Facebook, Google, and Twitter insisted they work closely with government to flush out those who push extremist content, including terrorists like those who recently attacked on London Bridge. Prime Minister Theresa May had complained that terrorists had found a "safe space" to spread their message online and proposed more regulation of internet service providers.
The Internet lashed back, but it was not the first time social media has been at the center of the controversy. According to reports, social media is a breeding ground for terrorist propaganda.
"So far, digital propaganda of this sort has helped motivate more than 30,000 people to turn their backs on everything they've ever known and journey thousands of miles into dangerous lands, where they've been told a paradise awaits," Brendan Koerner reported for Wired last year.
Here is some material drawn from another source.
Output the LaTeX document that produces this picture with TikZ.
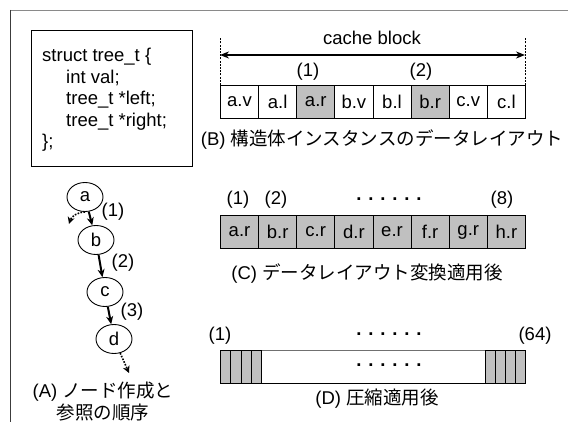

In the United States, authorities have tried to fight fire with fire. John Carlin, assistant attorney general for national security at the Department of Justice, called on the youngest social media users.
"We've got to get the message out: Terrorists are using social media to target young kids," he said.
Carlin said ISIS and others use Facebook, Twitter and YouTube to reach isolated young people. He said terrorists are targeting tens of thousands of teens.
Simon Milner, policy director for Facebook, said his company bans people who engage in terrorist activity or express support for terrorism. Facebook uses technology and human editors to remove such content, and recently announced plans to hire 3,000 more humans to monitor content.
Twitter's policy leader, Nick Pickles, defended his company as well. "Terrorist content has no place on Twitter," he said. Google issued a similar statement, echoing the social media concerns about more regulation.
"We are committed to working in partnership with the government and NGOs to tackle these challenging and complex problems, and share the government's commitment to ensuring terrorists do not have a voice online," it said.